Continuing my return foray into Dibdin's Aurelio Zen series, I picked up
Vendetta, the second novel. This novel brings in another theme which will return sporadically through the series, the conflict between justice and politics. Zen is brought in to investigate a murder case that seems open and shut. But the alleged perpetrator would be politically embarrassing, so Zen is sent to "investigate" and find someone else to scapegoat.
Of course he finds that in fact someone else committed the crime, and that person is arrested, but, ironically, his success is just seen as further proof of his ability to manufacture a perfect scapegoat.

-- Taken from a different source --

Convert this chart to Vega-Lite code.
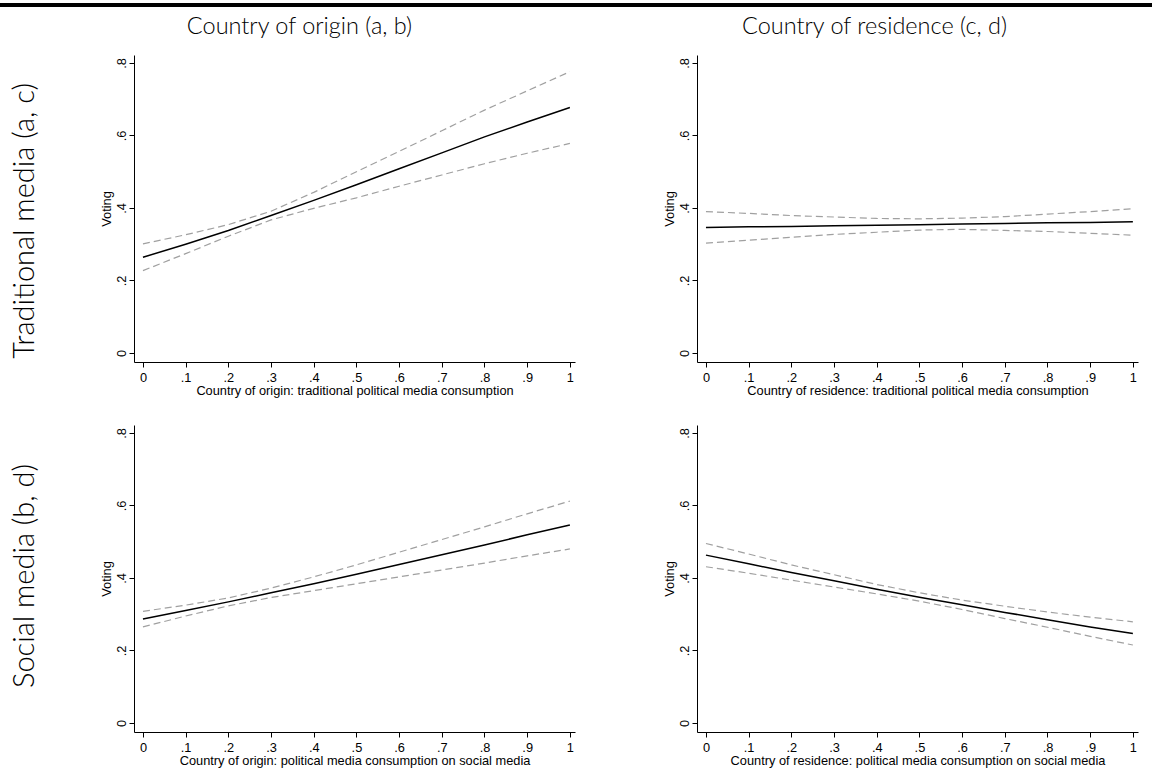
{
  "$schema": "https://vega.github.io/schema/vega-lite/v6.json",
  "background": "white",
  "padding": {"left": 0, "top": 3, "right": 0, "bottom": 0},
  "spacing": 8,
  "config": {
    "view": {"stroke": null},
    "axis": {"grid": false, "domainColor": "black", "domainWidth": 1, "tickColor": "black", "tickSize": 5, "tickWidth": 1, "labelFont": "Liberation Sans", "labelFontSize": 12.8, "labelColor": "black", "titleFont": "Liberation Sans", "titleFontSize": 12.8, "titleFontWeight": "normal", "titleColor": "black", "labelFlush": false, "labelOverlap": false},
    "axisX": {"labelPadding": 4, "titlePadding": 1, "labelAngle": 0},
    "axisY": {"labelAngle": 270, "labelAlign": "center", "labelBaseline": "alphabetic", "labelPadding": 4, "titlePadding": 2}
  },
  "datasets": {
    "m": [
      {"p": "a", "x": 0, "est": 0.264, "lo": 0.227, "hi": 0.301},
      {"p": "a", "x": 0.1, "est": 0.300, "lo": 0.274, "hi": 0.326},
      {"p": "a", "x": 0.2, "est": 0.338, "lo": 0.322, "hi": 0.354},
      {"p": "a", "x": 0.3, "est": 0.379, "lo": 0.367, "hi": 0.391},
      {"p": "a", "x": 0.4, "est": 0.421, "lo": 0.399, "hi": 0.443},
      {"p": "a", "x": 0.5, "est": 0.464, "lo": 0.428, "hi": 0.500},
      {"p": "a", "x": 0.6, "est": 0.508, "lo": 0.460, "hi": 0.556},
      {"p": "a", "x": 0.7, "est": 0.552, "lo": 0.491, "hi": 0.613},
      {"p": "a", "x": 0.8, "est": 0.596, "lo": 0.522, "hi": 0.670},
      {"p": "a", "x": 0.9, "est": 0.637, "lo": 0.551, "hi": 0.723},
      {"p": "a", "x": 1, "est": 0.677, "lo": 0.578, "hi": 0.776},
      {"p": "b", "x": 0, "est": 0.287, "lo": 0.265, "hi": 0.308},
      {"p": "b", "x": 0.1, "est": 0.310, "lo": 0.295, "hi": 0.325},
      {"p": "b", "x": 0.2, "est": 0.334, "lo": 0.323, "hi": 0.345},
      {"p": "b", "x": 0.3, "est": 0.359, "lo": 0.346, "hi": 0.372},
      {"p": "b", "x": 0.4, "est": 0.384, "lo": 0.365, "hi": 0.403},
      {"p": "b", "x": 0.5, "est": 0.410, "lo": 0.384, "hi": 0.436},
      {"p": "b", "x": 0.6, "est": 0.437, "lo": 0.403, "hi": 0.471},
      {"p": "b", "x": 0.7, "est": 0.464, "lo": 0.422, "hi": 0.506},
      {"p": "b", "x": 0.8, "est": 0.491, "lo": 0.441, "hi": 0.541},
      {"p": "b", "x": 0.9, "est": 0.519, "lo": 0.461, "hi": 0.577},
      {"p": "b", "x": 1, "est": 0.546, "lo": 0.480, "hi": 0.612},
      {"p": "c", "x": 0, "est": 0.346, "lo": 0.303, "hi": 0.390},
      {"p": "c", "x": 0.1, "est": 0.348, "lo": 0.311, "hi": 0.385},
      {"p": "c", "x": 0.2, "est": 0.349, "lo": 0.319, "hi": 0.379},
      {"p": "c", "x": 0.3, "est": 0.351, "lo": 0.327, "hi": 0.375},
      {"p": "c", "x": 0.4, "est": 0.352, "lo": 0.333, "hi": 0.371},
      {"p": "c", "x": 0.5, "est": 0.354, "lo": 0.339, "hi": 0.370},
      {"p": "c", "x": 0.6, "est": 0.356, "lo": 0.341, "hi": 0.372},
      {"p": "c", "x": 0.7, "est": 0.357, "lo": 0.338, "hi": 0.376},
      {"p": "c", "x": 0.8, "est": 0.359, "lo": 0.335, "hi": 0.383},
      {"p": "c", "x": 0.9, "est": 0.360, "lo": 0.330, "hi": 0.390},
      {"p": "c", "x": 1, "est": 0.362, "lo": 0.325, "hi": 0.398},
      {"p": "d", "x": 0, "est": 0.463, "lo": 0.431, "hi": 0.495},
      {"p": "d", "x": 0.1, "est": 0.439, "lo": 0.413, "hi": 0.466},
      {"p": "d", "x": 0.2, "est": 0.415, "lo": 0.394, "hi": 0.436},
      {"p": "d", "x": 0.3, "est": 0.392, "lo": 0.375, "hi": 0.409},
      {"p": "d", "x": 0.4, "est": 0.369, "lo": 0.356, "hi": 0.382},
      {"p": "d", "x": 0.5, "est": 0.347, "lo": 0.336, "hi": 0.359},
      {"p": "d", "x": 0.6, "est": 0.326, "lo": 0.313, "hi": 0.339},
      {"p": "d", "x": 0.7, "est": 0.305, "lo": 0.288, "hi": 0.322},
      {"p": "d", "x": 0.8, "est": 0.285, "lo": 0.264, "hi": 0.306},
      {"p": "d", "x": 0.9, "est": 0.265, "lo": 0.239, "hi": 0.292},
      {"p": "d", "x": 1, "est": 0.247, "lo": 0.215, "hi": 0.279}
    ]
  },
  "vconcat": [
    {
      "width": 1152, "height": 4,
      "data": {"values": [{"x": 0, "x2": 1, "y": 0, "y2": 1}]},
      "mark": {"type": "rect", "color": "black"},
      "encoding": {
        "x": {"field": "x", "type": "quantitative", "scale": {"domain": [0, 1], "nice": false, "zero": false}, "axis": null},
        "x2": {"field": "x2"},
        "y": {"field": "y", "type": "quantitative", "scale": {"domain": [0, 1], "nice": false, "zero": false}, "axis": null},
        "y2": {"field": "y2"}
      }
    },
    {
      "spacing": 27,
      "vconcat": [
        {
          "spacing": 50,
          "hconcat": [
            {
              "width": 50, "height": 56,
              "data": {"values": [{"label": "Traditional media (a, c)"}]},
              "mark": {"type": "text", "angle": 270, "align": "right", "baseline": "middle", "font": "Lato", "fontSize": 29, "fontWeight": 300, "color": "black"},
              "encoding": {"text": {"field": "label", "type": "nominal"}}
            },
            {
              "spacing": 88,
              "hconcat": [
                {
                  "width": 441, "height": 307,
                  "data": {"name": "m"},
                  "transform": [{"filter": "datum.p == 'a'"}],
                  "title": {"text": "Country of origin (a, b)", "font": "Lato", "fontSize": 23.5, "fontWeight": 300, "color": "black", "anchor": "middle", "frame": "group", "dx": -55, "offset": 16.5, "baseline": "top"},
                  "encoding": {"x": {"field": "x", "type": "quantitative", "title": "Country of origin: traditional political media consumption", "scale": {"domain": [-0.021, 1.012], "nice": false, "zero": false}, "axis": {"values": [0, 0.1, 0.2, 0.3, 0.4, 0.5, 0.6, 0.7, 0.8, 0.9, 1], "labelExpr": "datum.value == 0 ? '0' : datum.value == 1 ? '1' : '.' + format(datum.value * 10, '.0f')"}}},
                  "layer": [
                    {"mark": {"type": "line", "color": "#a0a0a0", "strokeWidth": 1.2, "strokeDash": [7, 4]}, "encoding": {"y": {"field": "hi", "type": "quantitative", "title": "Voting", "scale": {"domain": [-0.025, 0.822], "nice": false, "zero": false}, "axis": {"values": [0, 0.2, 0.4, 0.6, 0.8], "labelExpr": "datum.value == 0 ? '0' : '.' + format(datum.value * 10, '.0f')"}}}},
                    {"mark": {"type": "line", "color": "#a0a0a0", "strokeWidth": 1.2, "strokeDash": [7, 4]}, "encoding": {"y": {"field": "lo", "type": "quantitative", "title": "Voting"}}},
                    {"mark": {"type": "line", "color": "black", "strokeWidth": 1.5}, "encoding": {"y": {"field": "est", "type": "quantitative", "title": "Voting"}}}
                  ]
                },
                {
                  "width": 441, "height": 307,
                  "data": {"name": "m"},
                  "transform": [{"filter": "datum.p == 'c'"}],
                  "title": {"text": "Country of residence (c, d)", "font": "Lato", "fontSize": 23.5, "fontWeight": 300, "color": "black", "anchor": "middle", "frame": "group", "dx": -43, "offset": 16.5, "baseline": "top"},
                  "encoding": {"x": {"field": "x", "type": "quantitative", "title": "Country of residence: traditional political media consumption", "scale": {"domain": [-0.021, 1.012], "nice": false, "zero": false}, "axis": {"values": [0, 0.1, 0.2, 0.3, 0.4, 0.5, 0.6, 0.7, 0.8, 0.9, 1], "labelExpr": "datum.value == 0 ? '0' : datum.value == 1 ? '1' : '.' + format(datum.value * 10, '.0f')"}}},
                  "layer": [
                    {"mark": {"type": "line", "color": "#a0a0a0", "strokeWidth": 1.2, "strokeDash": [7, 4]}, "encoding": {"y": {"field": "hi", "type": "quantitative", "title": "Voting", "scale": {"domain": [-0.025, 0.822], "nice": false, "zero": false}, "axis": {"values": [0, 0.2, 0.4, 0.6, 0.8], "labelExpr": "datum.value == 0 ? '0' : '.' + format(datum.value * 10, '.0f')"}}}},
                    {"mark": {"type": "line", "color": "#a0a0a0", "strokeWidth": 1.2, "strokeDash": [7, 4]}, "encoding": {"y": {"field": "lo", "type": "quantitative", "title": "Voting"}}},
                    {"mark": {"type": "line", "color": "black", "strokeWidth": 1.5}, "encoding": {"y": {"field": "est", "type": "quantitative", "title": "Voting"}}}
                  ]
                }
              ]
            }
          ]
        },
        {
          "spacing": 50,
          "hconcat": [
            {
              "width": 50, "height": 302,
              "data": {"values": [{"label": "Social media (b, d)"}]},
              "mark": {"type": "text", "angle": 270, "align": "center", "baseline": "middle", "font": "Lato", "fontSize": 29, "fontWeight": 300, "color": "black"},
              "encoding": {"text": {"field": "label", "type": "nominal"}}
            },
            {
              "spacing": 88,
              "hconcat": [
                {
                  "width": 441, "height": 307,
                  "data": {"name": "m"},
                  "transform": [{"filter": "datum.p == 'b'"}],
                  "encoding": {"x": {"field": "x", "type": "quantitative", "title": "Country of origin: political media consumption on social media", "scale": {"domain": [-0.021, 1.012], "nice": false, "zero": false}, "axis": {"values": [0, 0.1, 0.2, 0.3, 0.4, 0.5, 0.6, 0.7, 0.8, 0.9, 1], "labelExpr": "datum.value == 0 ? '0' : datum.value == 1 ? '1' : '.' + format(datum.value * 10, '.0f')"}}},
                  "layer": [
                    {"mark": {"type": "line", "color": "#a0a0a0", "strokeWidth": 1.2, "strokeDash": [7, 4]}, "encoding": {"y": {"field": "hi", "type": "quantitative", "title": "Voting", "scale": {"domain": [-0.025, 0.822], "nice": false, "zero": false}, "axis": {"values": [0, 0.2, 0.4, 0.6, 0.8], "labelExpr": "datum.value == 0 ? '0' : '.' + format(datum.value * 10, '.0f')"}}}},
                    {"mark": {"type": "line", "color": "#a0a0a0", "strokeWidth": 1.2, "strokeDash": [7, 4]}, "encoding": {"y": {"field": "lo", "type": "quantitative", "title": "Voting"}}},
                    {"mark": {"type": "line", "color": "black", "strokeWidth": 1.5}, "encoding": {"y": {"field": "est", "type": "quantitative", "title": "Voting"}}}
                  ]
                },
                {
                  "width": 441, "height": 307,
                  "data": {"name": "m"},
                  "transform": [{"filter": "datum.p == 'd'"}],
                  "encoding": {"x": {"field": "x", "type": "quantitative", "title": "Country of residence: political media consumption on social media", "scale": {"domain": [-0.021, 1.012], "nice": false, "zero": false}, "axis": {"values": [0, 0.1, 0.2, 0.3, 0.4, 0.5, 0.6, 0.7, 0.8, 0.9, 1], "labelExpr": "datum.value == 0 ? '0' : datum.value == 1 ? '1' : '.' + format(datum.value * 10, '.0f')"}}},
                  "layer": [
                    {"mark": {"type": "line", "color": "#a0a0a0", "strokeWidth": 1.2, "strokeDash": [7, 4]}, "encoding": {"y": {"field": "hi", "type": "quantitative", "title": "Voting", "scale": {"domain": [-0.025, 0.822], "nice": false, "zero": false}, "axis": {"values": [0, 0.2, 0.4, 0.6, 0.8], "labelExpr": "datum.value == 0 ? '0' : '.' + format(datum.value * 10, '.0f')"}}}},
                    {"mark": {"type": "line", "color": "#a0a0a0", "strokeWidth": 1.2, "strokeDash": [7, 4]}, "encoding": {"y": {"field": "lo", "type": "quantitative", "title": "Voting"}}},
                    {"mark": {"type": "line", "color": "black", "strokeWidth": 1.5}, "encoding": {"y": {"field": "est", "type": "quantitative", "title": "Voting"}}}
                  ]
                }
              ]
            }
          ]
        }
      ]
    }
  ]
}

On the other hand, in a sort of double irony, justice
is served in the end, because the guilty person is actually arrested and given a show trial, even if it's for all the wrong reasons. It reminded me a bit of
A Long Finish, in which Zen actually arrests the wrong person (unknowingly), but reflects to himself that it doesn't matter because the suspect's family will get him off anyhow, while the actual villain of that piece ends of dying of rabies.
I've been slowly making my way through Agnon's
In the Heart of Ocean (
Bil'vav yamim), and I'm not quite sure what to make of it yet. The story is about a group of Polish Jews who make
aliyah in the late 19th century. There are originally 9 men and their wives, and they take on a tenth man, Hananiya, to make a
minyan. Hananiya gets left behind at one of the ports, but it seems that he flies on ahead riding on a big kerchief. Which is exactly the sort of thing that makes the story so interesting -- it's a sort of magic realism from before there was such a category, and filtered through a Jewish perspective.
Agnon tells us the whole story through the eyes and the language of his characters. When they have a discussion about the ways in which Satan tried to stop them from making
aliyah, Satan's presence is taken as a given; he even talks to some of the characters. It's hard to tell if this is supposed to be taken literally or symbolically, and I think that in the end it doesn't matter so much. These characters live their lives surrounded by symbols, and they think symbolically. (Eretz Israel symbolizes hope and a new beginning, the sea symbolizes difficulty, and so on).
Agnon's Hebrew usage is worth noting. In keeping with these characters, he throws in a lot of Aramaicisms. (Of course, the actual characters would not have been speaking Hebrew, but the Hebrew they speak is so foreign from actual spoken Hebrew in many ways that it creates a distancing effect.) When they do actually speak Hebrew -- it's the only common language they have when they meet some Sephardic Jews in Turkey -- they call it The Holy Tongue instead of Hebrew. Again, it's a distancing effect, reminding us of the mindset of these people, for whom every word of the Bible is holy.
I also read
Water for Elephants, by Sara Gruen, and I thought it was okay, but really literature lite. The setting, a circus in the 1930s, was interesting, and managed to pull me along about halfway through the book, but after that the flat characters pretty much palled on me.